▶ _Description of the task_: Output the material beneath this task exactly, images excluded.

▶ _Data shown_:

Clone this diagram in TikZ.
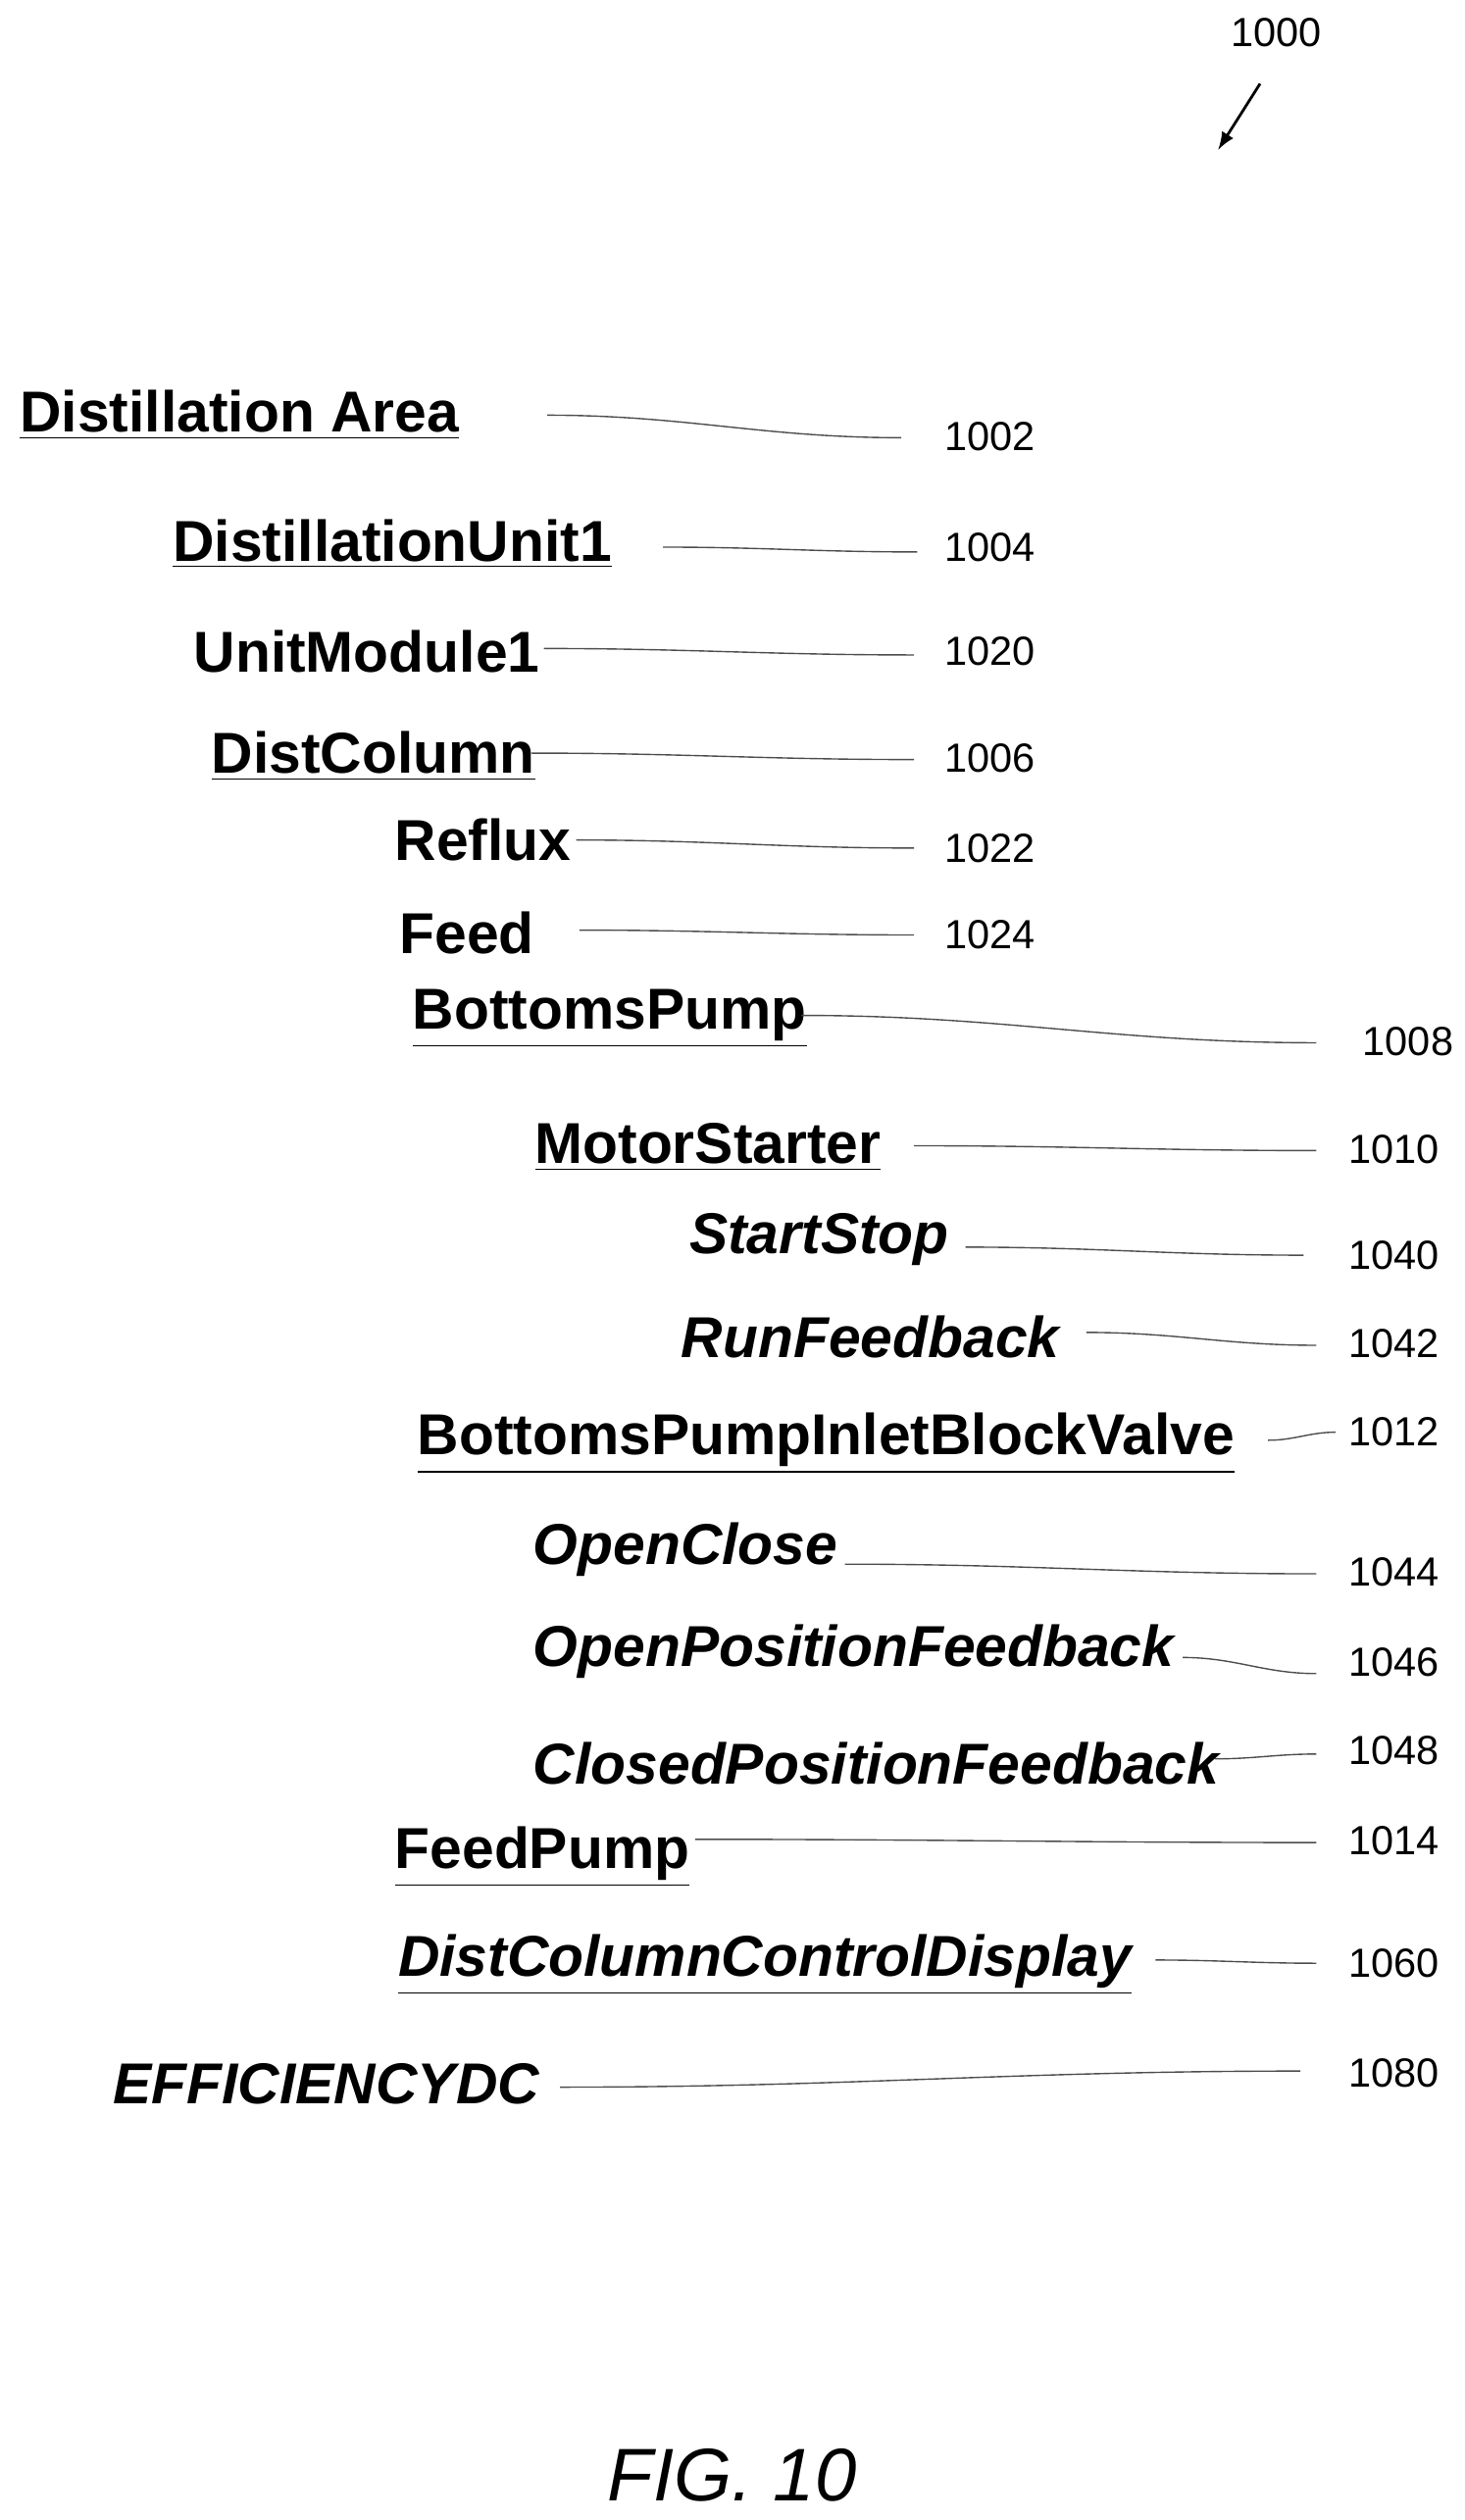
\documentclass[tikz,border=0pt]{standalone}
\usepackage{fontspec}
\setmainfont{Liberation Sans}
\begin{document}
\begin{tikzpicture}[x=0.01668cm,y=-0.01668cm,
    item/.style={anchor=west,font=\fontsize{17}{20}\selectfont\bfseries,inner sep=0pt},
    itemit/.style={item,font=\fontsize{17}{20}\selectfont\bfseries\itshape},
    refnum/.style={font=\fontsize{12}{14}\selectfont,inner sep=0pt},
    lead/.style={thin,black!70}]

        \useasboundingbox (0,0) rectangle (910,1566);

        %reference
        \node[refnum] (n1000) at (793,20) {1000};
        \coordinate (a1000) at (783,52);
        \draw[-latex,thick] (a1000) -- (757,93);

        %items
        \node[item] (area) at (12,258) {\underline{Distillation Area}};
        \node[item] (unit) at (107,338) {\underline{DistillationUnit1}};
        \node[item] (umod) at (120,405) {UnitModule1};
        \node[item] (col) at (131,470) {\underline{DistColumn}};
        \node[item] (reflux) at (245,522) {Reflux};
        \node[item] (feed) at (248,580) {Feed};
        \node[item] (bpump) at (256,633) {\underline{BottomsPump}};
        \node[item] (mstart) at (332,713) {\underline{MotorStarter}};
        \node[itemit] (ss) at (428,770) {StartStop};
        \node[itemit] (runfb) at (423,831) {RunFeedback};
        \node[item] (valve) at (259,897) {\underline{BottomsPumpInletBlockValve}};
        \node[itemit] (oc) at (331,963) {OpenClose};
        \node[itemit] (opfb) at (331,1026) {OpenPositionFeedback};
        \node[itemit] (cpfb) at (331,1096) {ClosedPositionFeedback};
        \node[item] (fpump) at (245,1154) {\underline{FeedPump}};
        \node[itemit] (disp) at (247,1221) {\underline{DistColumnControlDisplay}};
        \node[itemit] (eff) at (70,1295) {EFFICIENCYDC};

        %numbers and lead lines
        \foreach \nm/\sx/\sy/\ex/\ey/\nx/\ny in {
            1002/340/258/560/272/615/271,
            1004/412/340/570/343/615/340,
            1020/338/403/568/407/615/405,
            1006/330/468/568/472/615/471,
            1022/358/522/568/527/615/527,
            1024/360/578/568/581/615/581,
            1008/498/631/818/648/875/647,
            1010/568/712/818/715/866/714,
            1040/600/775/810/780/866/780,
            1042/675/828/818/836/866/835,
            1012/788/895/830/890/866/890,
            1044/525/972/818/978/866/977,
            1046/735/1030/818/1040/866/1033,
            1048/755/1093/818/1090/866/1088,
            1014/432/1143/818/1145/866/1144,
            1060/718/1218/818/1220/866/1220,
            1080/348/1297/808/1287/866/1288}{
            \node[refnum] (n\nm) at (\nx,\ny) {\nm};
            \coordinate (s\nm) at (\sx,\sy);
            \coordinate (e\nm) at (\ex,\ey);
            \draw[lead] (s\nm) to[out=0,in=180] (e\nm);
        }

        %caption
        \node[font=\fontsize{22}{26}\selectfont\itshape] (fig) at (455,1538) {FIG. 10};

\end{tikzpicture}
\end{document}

▶ _Solution for this exercise_:
Clone this diagram in TikZ.
\documentclass[tikz,border=0pt]{standalone}
\usepackage{fontspec}
\setmainfont{Liberation Sans}
\begin{document}
\begin{tikzpicture}[x=0.01668cm,y=-0.01668cm,
    item/.style={anchor=west,font=\fontsize{17}{20}\selectfont\bfseries,inner sep=0pt},
    itemit/.style={item,font=\fontsize{17}{20}\selectfont\bfseries\itshape},
    refnum/.style={font=\fontsize{12}{14}\selectfont,inner sep=0pt},
    lead/.style={thin,black!70}]

        \useasboundingbox (0,0) rectangle (910,1566);

        %reference
        \node[refnum] (n1000) at (793,20) {1000};
        \coordinate (a1000) at (783,52);
        \draw[-latex,thick] (a1000) -- (757,93);

        %items
        \node[item] (area) at (12,258) {\underline{Distillation Area}};
        \node[item] (unit) at (107,338) {\underline{DistillationUnit1}};
        \node[item] (umod) at (120,405) {UnitModule1};
        \node[item] (col) at (131,470) {\underline{DistColumn}};
        \node[item] (reflux) at (245,522) {Reflux};
        \node[item] (feed) at (248,580) {Feed};
        \node[item] (bpump) at (256,633) {\underline{BottomsPump}};
        \node[item] (mstart) at (332,713) {\underline{MotorStarter}};
        \node[itemit] (ss) at (428,770) {StartStop};
        \node[itemit] (runfb) at (423,831) {RunFeedback};
        \node[item] (valve) at (259,897) {\underline{BottomsPumpInletBlockValve}};
        \node[itemit] (oc) at (331,963) {OpenClose};
        \node[itemit] (opfb) at (331,1026) {OpenPositionFeedback};
        \node[itemit] (cpfb) at (331,1096) {ClosedPositionFeedback};
        \node[item] (fpump) at (245,1154) {\underline{FeedPump}};
        \node[itemit] (disp) at (247,1221) {\underline{DistColumnControlDisplay}};
        \node[itemit] (eff) at (70,1295) {EFFICIENCYDC};

        %numbers and lead lines
        \foreach \nm/\sx/\sy/\ex/\ey/\nx/\ny in {
            1002/340/258/560/272/615/271,
            1004/412/340/570/343/615/340,
            1020/338/403/568/407/615/405,
            1006/330/468/568/472/615/471,
            1022/358/522/568/527/615/527,
            1024/360/578/568/581/615/581,
            1008/498/631/818/648/875/647,
            1010/568/712/818/715/866/714,
            1040/600/775/810/780/866/780,
            1042/675/828/818/836/866/835,
            1012/788/895/830/890/866/890,
            1044/525/972/818/978/866/977,
            1046/735/1030/818/1040/866/1033,
            1048/755/1093/818/1090/866/1088,
            1014/432/1143/818/1145/866/1144,
            1060/718/1218/818/1220/866/1220,
            1080/348/1297/808/1287/866/1288}{
            \node[refnum] (n\nm) at (\nx,\ny) {\nm};
            \coordinate (s\nm) at (\sx,\sy);
            \coordinate (e\nm) at (\ex,\ey);
            \draw[lead] (s\nm) to[out=0,in=180] (e\nm);
        }

        %caption
        \node[font=\fontsize{22}{26}\selectfont\itshape] (fig) at (455,1538) {FIG. 10};

\end{tikzpicture}
\end{document}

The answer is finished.